Le sujet : comme le résumait, à la fin de la projection le coréalisateur anglais, il s’agit d’une jeune fille « qui n’accepte pas qu’on lui dise : non ! ». Ce qui est déjà étonnant pour un film issu d’un pays où il faut surtout dire : oui. Ce qui l’est encore plus, c’est que le film s’ouvre par une séquence (métaphorique?) où la même jeune fille, enfant, s’amourache d’une colombe blanche et se promet de, comme elle, un jour, voler. Vers la liberté et la Corée du Sud, par-dessus la ligne de démarcation entre les deux pays ? Non, car la jeune fille cherche en fait à devenir la reine du trapèze et son ambition de liberté se contentera de l’espace clos d’un cirque.

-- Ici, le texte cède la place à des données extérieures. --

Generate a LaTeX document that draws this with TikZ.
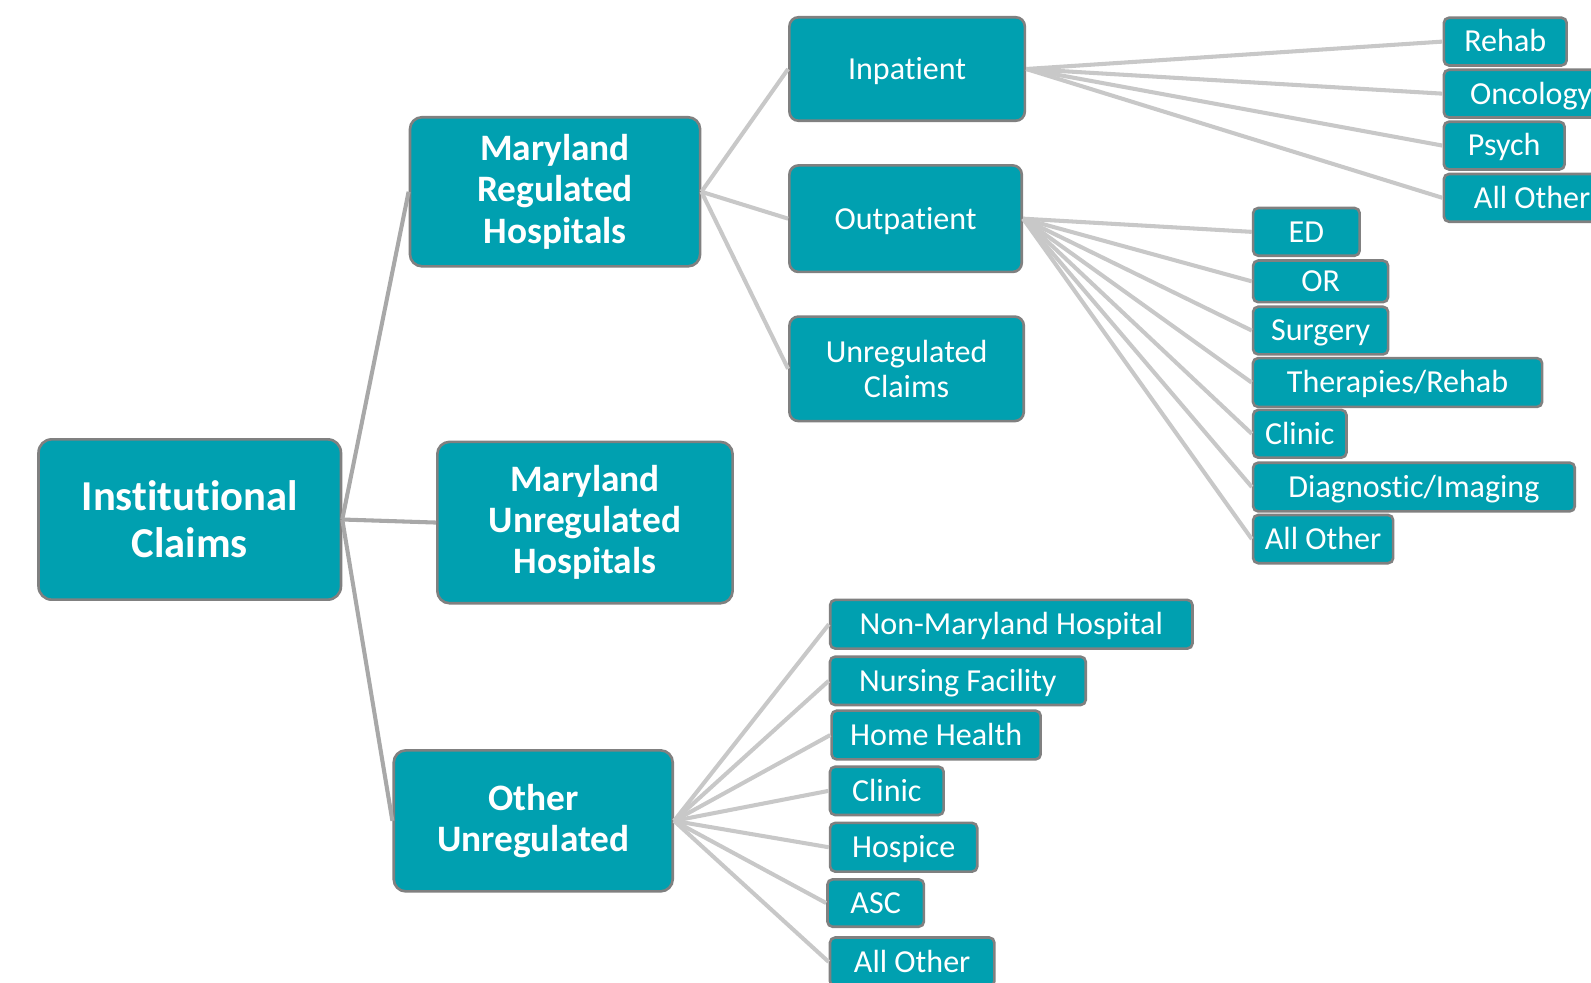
\documentclass[tikz,border=0pt]{standalone}
\usepackage{fontspec}
\setmainfont{Carlito}[Ligatures=NoCommon]
\usepackage{tikz}
\definecolor{claimteal}{RGB}{0,160,176}
\definecolor{claimedge}{RGB}{128,128,128}
\definecolor{linklight}{RGB}{200,200,200}
\definecolor{linkdark}{RGB}{168,168,168}
\tikzset{
    claimbox/.style={shape=rectangle, draw=claimedge, line width=1.3pt, fill=claimteal, text=white, inner sep=0pt, align=center},
    dims/.style 2 args={minimum width=#1*0.5pt, minimum height=#2*0.5pt},
    oneline/.style={text height=1.15em, text depth=0.13em},
    topbox/.style={claimbox, rounded corners=6.5pt, font=\bfseries\fontsize{21}{23}\selectfont},
    midbox/.style={claimbox, rounded corners=6pt, font=\bfseries\fontsize{18.4}{20.25}\selectfont},
    subbox/.style={claimbox, rounded corners=4.5pt, font=\fontsize{15.8}{17}\selectfont},
    leafbox/.style={claimbox, oneline, rounded corners=2.5pt, font=\fontsize{15.8}{17}\selectfont},
    rootlink/.style={draw=linkdark, line width=2pt},
    link/.style={draw=linklight, line width=2pt}}

\begin{document}
\begin{tikzpicture}[x=0.5pt, y=-0.5pt]

            \useasboundingbox (0,0) rectangle (1568,968);
            \clip (0,0) rectangle (1568,968);

            \node[topbox, dims={298}{158}] (IC) at (187,512) {Institutional\\Claims};

            \node[midbox, dims={286}{147}] (MRH) at (547,189) {Maryland\\Regulated\\Hospitals};
            \node[midbox, dims={291}{159}] (MUH) at (576.5,515) {Maryland\\Unregulated\\Hospitals};
            \node[midbox, dims={275}{139}] (OU) at (525.5,809) {Other\\Unregulated};

            \node[subbox, oneline, dims={232}{102}] (IP) at (894,68) {Inpatient};
            \node[subbox, oneline, dims={229}{105}] (OP) at (892.5,215.5) {Outpatient};
            \node[subbox, dims={231}{103}] (UC) at (893.5,363.5) {Unregulated\\Claims};

            \node[leafbox, dims={121}{47}] (IP1) at (1483.5,41) {Rehab};
            \node[leafbox, dims={172}{47}] (IP2) at (1509,92.3) {Oncology};
            \node[leafbox, dims={119}{47}] (IP3) at (1482.5,143.5) {Psych};
            \node[leafbox, dims={174}{47}] (IP4) at (1510,195) {All Other};

            \node[leafbox, dims={105}{47}] (OP1) at (1287.5,228.5) {ED};
            \node[leafbox, dims={133}{41}] (OP2) at (1301.5,277.3) {OR};
            \node[leafbox, dims={133}{47}] (OP3) at (1301.5,325.8) {Surgery};
            \node[leafbox, dims={285}{48}] (OP4) at (1377.3,377) {Therapies/Rehab};
            \node[leafbox, dims={92}{47}] (OP5) at (1281,427.5) {Clinic};
            \node[leafbox, dims={317}{48}] (OP6) at (1393.5,480) {Diagnostic/Imaging};
            \node[leafbox, dims={138}{47.5}] (OP7) at (1304,531.3) {All Other};

            \node[leafbox, dims={357}{48}] (OU1) at (996.7,615.2) {Non-Maryland Hospital};
            \node[leafbox, dims={252}{47.6}] (OU2) at (944,671) {Nursing Facility};
            \node[leafbox, dims={206}{48}] (OU3) at (922.6,724.4) {Home Health};
            \node[leafbox, dims={112}{47.6}] (OU4) at (874,779.4) {Clinic};
            \node[leafbox, dims={145}{48}] (OU5) at (890.6,835) {Hospice};
            \node[leafbox, dims={95}{46.6}] (OU6) at (863,890) {ASC};
            \node[leafbox, dims={162}{48}] (OU7) at (899,948) {All Other};

            \draw[rootlink] (IC.east) -- (MRH.west);
            \draw[rootlink] (IC.east) -- (MUH.west);
            \draw[rootlink] (IC.east) -- (OU.west);

            \draw[link] (MRH.east) -- (IP.west);
            \draw[link] (MRH.east) -- (OP.west);
            \draw[link] (MRH.east) -- (UC.west);

            \foreach \i in {1,...,4}
                \draw[link] (IP.east) -- (IP\i.west);
            \foreach \i in {1,...,7}
                \draw[link] (OP.east) -- (OP\i.west);
            \foreach \i in {1,...,7}
                \draw[link] (OU.east) -- (OU\i.west);

        \end{tikzpicture}
\end{document}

Pour elle, le chemin sera long. D’abord rejetée par un bellâtre, lui-même trapéziste de renom, qui la méprise copieusement, elle décide (forcément) d’aller travailler, en attendant, au sein de la classe ouvrière. Elle devient ainsi travailleuse modèle dans une mine de charbon : on ne pouvait rêver mieux. Grâce à sa force physique (?), ses revendications féministes et à son enthousiasme considérable – plus, la présence de son père comme commissaire politique de la dite mine de charbon, ça aide! –, elle fera très vite la Une des journaux locaux provoquant la jalousie des uns et des autres.

Puis, elle parviendra à forcer les portes de l’école de trapèze et du cirque et à conquérir le bellâtre trapéziste – en étant la meilleure, bien sûr – comme dans le plus classique des scénarios hollywoodiens.

Car le film a, malgré ses origines, des relents – et c’est peut-être là le plus étrange – de succédané du cinéma hollywoodien de grand-papa : celui de l’époque de la Guerre Froide, en gros.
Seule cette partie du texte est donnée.